● Required work: The line holding "west)+(#2,#3-8.5)$) -- ++(9,8.5)" is the last one to output; start at the first line of the data, keep every line in between exactly, and leave out pictures.

● Provided data:
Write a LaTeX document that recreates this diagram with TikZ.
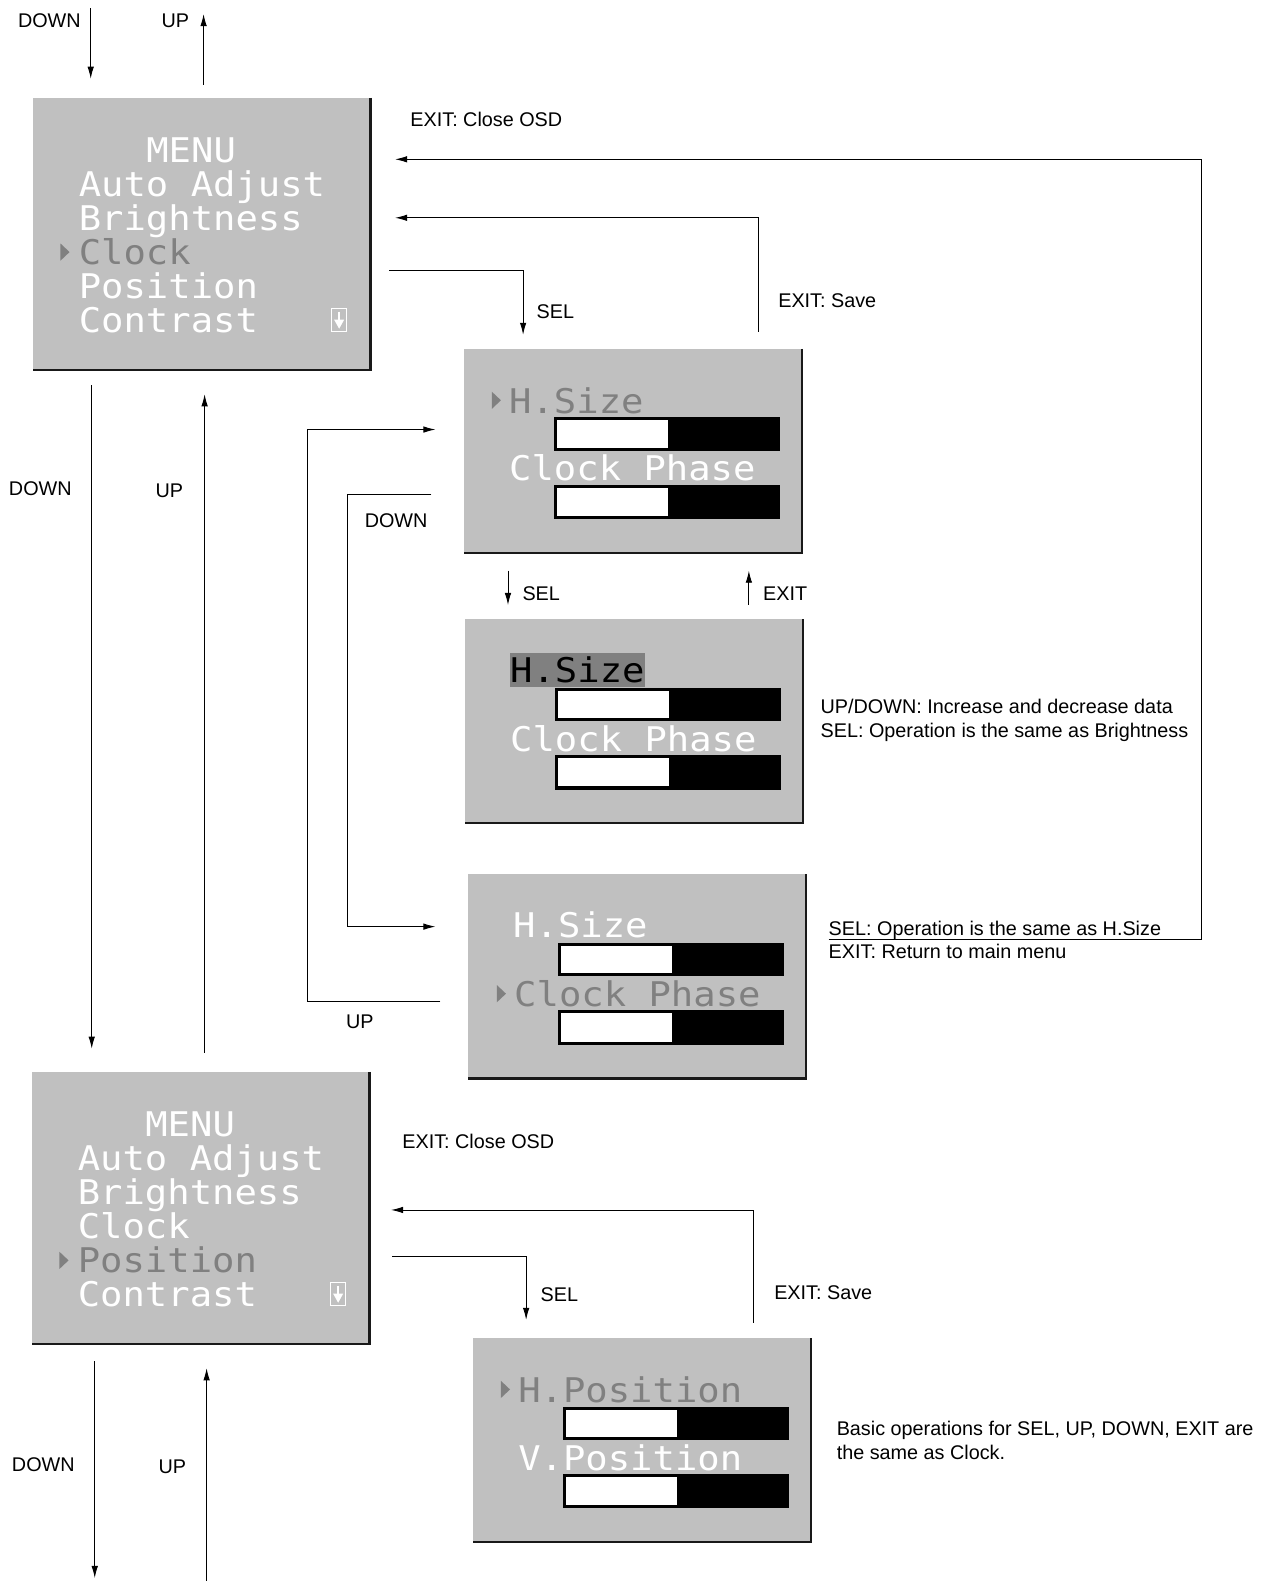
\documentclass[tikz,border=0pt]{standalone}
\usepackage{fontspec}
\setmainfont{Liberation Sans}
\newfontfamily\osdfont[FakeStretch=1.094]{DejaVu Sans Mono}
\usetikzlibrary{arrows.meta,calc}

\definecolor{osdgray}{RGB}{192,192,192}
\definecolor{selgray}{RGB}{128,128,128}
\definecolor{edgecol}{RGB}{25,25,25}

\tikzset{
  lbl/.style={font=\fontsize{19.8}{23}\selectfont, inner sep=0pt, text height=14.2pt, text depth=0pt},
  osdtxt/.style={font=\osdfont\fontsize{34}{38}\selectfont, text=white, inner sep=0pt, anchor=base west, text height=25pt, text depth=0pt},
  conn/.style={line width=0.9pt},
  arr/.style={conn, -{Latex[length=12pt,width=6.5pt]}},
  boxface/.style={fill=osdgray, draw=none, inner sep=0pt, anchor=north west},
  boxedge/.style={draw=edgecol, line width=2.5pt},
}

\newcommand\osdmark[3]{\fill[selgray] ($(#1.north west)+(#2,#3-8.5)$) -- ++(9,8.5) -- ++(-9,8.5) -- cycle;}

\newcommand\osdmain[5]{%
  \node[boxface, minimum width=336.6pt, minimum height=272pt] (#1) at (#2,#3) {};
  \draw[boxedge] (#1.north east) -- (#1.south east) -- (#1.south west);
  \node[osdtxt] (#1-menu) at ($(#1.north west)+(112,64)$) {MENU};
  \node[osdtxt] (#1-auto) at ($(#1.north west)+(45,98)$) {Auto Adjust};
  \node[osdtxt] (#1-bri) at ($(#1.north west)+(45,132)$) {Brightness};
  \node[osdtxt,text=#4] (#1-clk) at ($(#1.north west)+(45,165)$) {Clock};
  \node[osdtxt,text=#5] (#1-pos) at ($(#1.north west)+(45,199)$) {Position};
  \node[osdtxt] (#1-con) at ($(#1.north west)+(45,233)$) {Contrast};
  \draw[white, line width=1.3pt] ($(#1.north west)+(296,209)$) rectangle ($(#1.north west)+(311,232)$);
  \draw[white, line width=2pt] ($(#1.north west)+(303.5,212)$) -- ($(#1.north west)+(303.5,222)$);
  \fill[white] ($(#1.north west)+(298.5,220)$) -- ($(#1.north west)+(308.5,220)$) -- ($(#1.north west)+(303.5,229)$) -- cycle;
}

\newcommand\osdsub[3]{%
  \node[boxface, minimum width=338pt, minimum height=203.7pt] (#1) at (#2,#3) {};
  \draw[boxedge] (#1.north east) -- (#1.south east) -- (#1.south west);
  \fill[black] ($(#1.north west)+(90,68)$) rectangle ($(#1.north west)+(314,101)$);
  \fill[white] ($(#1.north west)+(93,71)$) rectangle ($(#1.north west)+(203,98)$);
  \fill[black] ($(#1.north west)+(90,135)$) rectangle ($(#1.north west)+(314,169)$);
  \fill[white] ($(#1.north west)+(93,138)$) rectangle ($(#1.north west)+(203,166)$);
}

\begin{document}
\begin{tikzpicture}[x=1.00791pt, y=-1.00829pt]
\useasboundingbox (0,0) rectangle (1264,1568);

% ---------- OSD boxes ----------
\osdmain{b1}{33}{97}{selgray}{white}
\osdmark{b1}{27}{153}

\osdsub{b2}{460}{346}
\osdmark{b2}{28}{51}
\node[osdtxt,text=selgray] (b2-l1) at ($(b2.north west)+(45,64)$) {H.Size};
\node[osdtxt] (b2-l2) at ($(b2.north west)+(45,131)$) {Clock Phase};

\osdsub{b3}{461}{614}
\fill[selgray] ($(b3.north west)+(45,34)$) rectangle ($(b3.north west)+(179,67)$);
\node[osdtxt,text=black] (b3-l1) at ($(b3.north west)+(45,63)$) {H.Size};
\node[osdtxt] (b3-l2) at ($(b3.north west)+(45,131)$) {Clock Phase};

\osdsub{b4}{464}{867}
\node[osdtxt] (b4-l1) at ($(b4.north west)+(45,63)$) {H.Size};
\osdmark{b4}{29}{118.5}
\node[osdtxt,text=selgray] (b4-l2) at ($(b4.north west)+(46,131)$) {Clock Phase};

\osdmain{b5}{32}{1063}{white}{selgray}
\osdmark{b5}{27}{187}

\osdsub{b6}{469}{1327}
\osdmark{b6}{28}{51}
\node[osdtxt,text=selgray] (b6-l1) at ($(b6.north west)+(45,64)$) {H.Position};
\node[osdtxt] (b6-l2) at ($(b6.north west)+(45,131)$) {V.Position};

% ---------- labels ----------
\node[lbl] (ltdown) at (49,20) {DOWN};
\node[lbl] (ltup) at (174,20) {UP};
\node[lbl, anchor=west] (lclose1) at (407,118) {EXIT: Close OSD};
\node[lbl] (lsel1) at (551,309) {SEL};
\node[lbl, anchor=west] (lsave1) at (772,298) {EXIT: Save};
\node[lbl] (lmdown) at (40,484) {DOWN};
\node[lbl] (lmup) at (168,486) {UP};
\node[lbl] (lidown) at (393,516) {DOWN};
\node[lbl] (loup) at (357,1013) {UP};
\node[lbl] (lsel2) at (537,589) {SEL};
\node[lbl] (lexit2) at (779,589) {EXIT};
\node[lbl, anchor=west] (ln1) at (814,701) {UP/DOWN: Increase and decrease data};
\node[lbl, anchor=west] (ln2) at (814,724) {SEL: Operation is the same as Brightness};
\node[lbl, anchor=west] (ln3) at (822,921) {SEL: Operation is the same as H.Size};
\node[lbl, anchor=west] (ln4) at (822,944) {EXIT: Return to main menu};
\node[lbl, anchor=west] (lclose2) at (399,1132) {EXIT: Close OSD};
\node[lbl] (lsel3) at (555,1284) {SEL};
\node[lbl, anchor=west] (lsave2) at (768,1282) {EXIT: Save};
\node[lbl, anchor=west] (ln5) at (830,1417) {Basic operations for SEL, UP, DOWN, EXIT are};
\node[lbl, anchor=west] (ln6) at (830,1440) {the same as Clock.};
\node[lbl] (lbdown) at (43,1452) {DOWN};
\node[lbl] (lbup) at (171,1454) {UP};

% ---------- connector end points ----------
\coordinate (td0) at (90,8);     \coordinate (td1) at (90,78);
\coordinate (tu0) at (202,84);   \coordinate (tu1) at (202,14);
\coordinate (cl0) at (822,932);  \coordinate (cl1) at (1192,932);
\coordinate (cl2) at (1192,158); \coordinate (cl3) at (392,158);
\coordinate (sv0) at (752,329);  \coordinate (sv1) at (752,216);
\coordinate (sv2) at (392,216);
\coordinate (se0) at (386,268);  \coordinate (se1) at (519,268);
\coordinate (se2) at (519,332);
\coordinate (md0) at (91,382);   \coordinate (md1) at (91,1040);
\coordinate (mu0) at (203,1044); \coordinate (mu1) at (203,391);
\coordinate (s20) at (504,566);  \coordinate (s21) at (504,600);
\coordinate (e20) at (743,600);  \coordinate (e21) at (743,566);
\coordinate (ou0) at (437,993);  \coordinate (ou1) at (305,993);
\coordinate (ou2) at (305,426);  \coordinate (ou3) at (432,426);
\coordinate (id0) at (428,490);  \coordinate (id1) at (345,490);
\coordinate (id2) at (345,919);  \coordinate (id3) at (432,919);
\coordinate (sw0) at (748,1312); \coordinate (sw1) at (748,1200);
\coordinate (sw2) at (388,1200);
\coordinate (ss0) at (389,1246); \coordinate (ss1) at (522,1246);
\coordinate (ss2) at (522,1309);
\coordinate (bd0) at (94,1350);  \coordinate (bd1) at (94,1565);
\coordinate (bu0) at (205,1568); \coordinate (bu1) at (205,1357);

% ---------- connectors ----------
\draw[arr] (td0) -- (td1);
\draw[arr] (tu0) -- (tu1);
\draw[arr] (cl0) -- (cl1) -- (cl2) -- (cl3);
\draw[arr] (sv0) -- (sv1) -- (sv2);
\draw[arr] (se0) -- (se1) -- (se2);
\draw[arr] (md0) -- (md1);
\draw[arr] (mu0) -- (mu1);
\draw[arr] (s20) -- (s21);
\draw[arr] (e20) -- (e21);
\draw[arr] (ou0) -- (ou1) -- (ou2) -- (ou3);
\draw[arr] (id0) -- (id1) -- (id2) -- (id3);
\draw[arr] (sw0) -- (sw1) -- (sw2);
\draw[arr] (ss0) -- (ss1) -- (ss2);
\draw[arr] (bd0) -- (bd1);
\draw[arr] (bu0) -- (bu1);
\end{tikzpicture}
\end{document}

● Written response:
Write a LaTeX document that recreates this diagram with TikZ.
\documentclass[tikz,border=0pt]{standalone}
\usepackage{fontspec}
\setmainfont{Liberation Sans}
\newfontfamily\osdfont[FakeStretch=1.094]{DejaVu Sans Mono}
\usetikzlibrary{arrows.meta,calc}

\definecolor{osdgray}{RGB}{192,192,192}
\definecolor{selgray}{RGB}{128,128,128}
\definecolor{edgecol}{RGB}{25,25,25}

\tikzset{
  lbl/.style={font=\fontsize{19.8}{23}\selectfont, inner sep=0pt, text height=14.2pt, text depth=0pt},
  osdtxt/.style={font=\osdfont\fontsize{34}{38}\selectfont, text=white, inner sep=0pt, anchor=base west, text height=25pt, text depth=0pt},
  conn/.style={line width=0.9pt},
  arr/.style={conn, -{Latex[length=12pt,width=6.5pt]}},
  boxface/.style={fill=osdgray, draw=none, inner sep=0pt, anchor=north west},
  boxedge/.style={draw=edgecol, line width=2.5pt},
}

\newcommand\osdmark[3]{\fill[selgray] ($(#1.north west)+(#2,#3-8.5)$) -- ++(9,8.5) -- ++(-9,8.5) -- cycle;}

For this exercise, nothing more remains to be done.